The private insurers were not through. Obviously they did not want competition from a nonprofit consumer-operated system that should have significantly lower expenses than do the private insurers. Insurers require capital – both for start-up expenses and for establishing reserves from which to pay claims. Although the original intent was to provide government grants to the co-ops, these were changed to government loans which the co-ops would have to pay back (not to mention that borrowing to fund reserves is a shell game – the net reserves are zero). Adding the burden of debt service onto the backs of these co-ops basically destroyed their competitive advantage, especially at a time that they were facing high start-up costs. Further, as an extra measure, the insurers had included in ACA a rule that prohibited the co-ops from advertising. Thus the insurers saw to it that the co-ops were placed at a competitive disadvantage.
And what help did the co-ops receive from the government?

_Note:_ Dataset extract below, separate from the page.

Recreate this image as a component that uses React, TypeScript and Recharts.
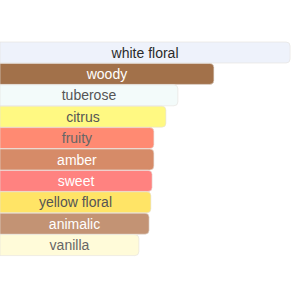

First the government cut way back on the funds that were made available as loans to satisfy capital requirements. When co-ops were successful in their enrollment efforts, the government did not make further loans available to satisfy increased reserve requirements (larger member rolls require greater reserves). Then the feds reneged on their requirement to pay the co-ops losses above the risk corridor (a form of reinsurance for excessive losses by the co-ops). Finally, the feds have become hard-nosed and have begun shutting down the co-ops because of failure to maintain adequate reserves. Surprise! How were they supposed to build reserves in a year with high start-up costs, high debt service, and increased reserve requirements because of greater than expected enrollment?
It is clear that HHS, from the beginning, has been in bed with the private insurers. This experience with the co-ops is not the only example of their effort to relieve the insurers of competition from government programs. They have been supporting the private Medicare Advantage (MA) plans through administrative manipulations that offset the required reductions in overpayments to these plans. Also, they are now greatly increasing Part B premiums for about one-third of Medicare beneficiaries, especially for those with high incomes – a measure bound to diminish support for the traditional Medicare program, chasing irked beneficiaries into the private MA plans.
This unfortunate outcome for the co-ops was not exactly unanticipated. It was inevitable based on the design features dictated by the private insurers (see our Quote of the Day of July 18, 2011). What is particularly sad is that our own government has not been a reliable partner with our citizens and their organizations. They have gotten into bed with the private insurers instead.
Single payer would fix this, but we would need new public administrators.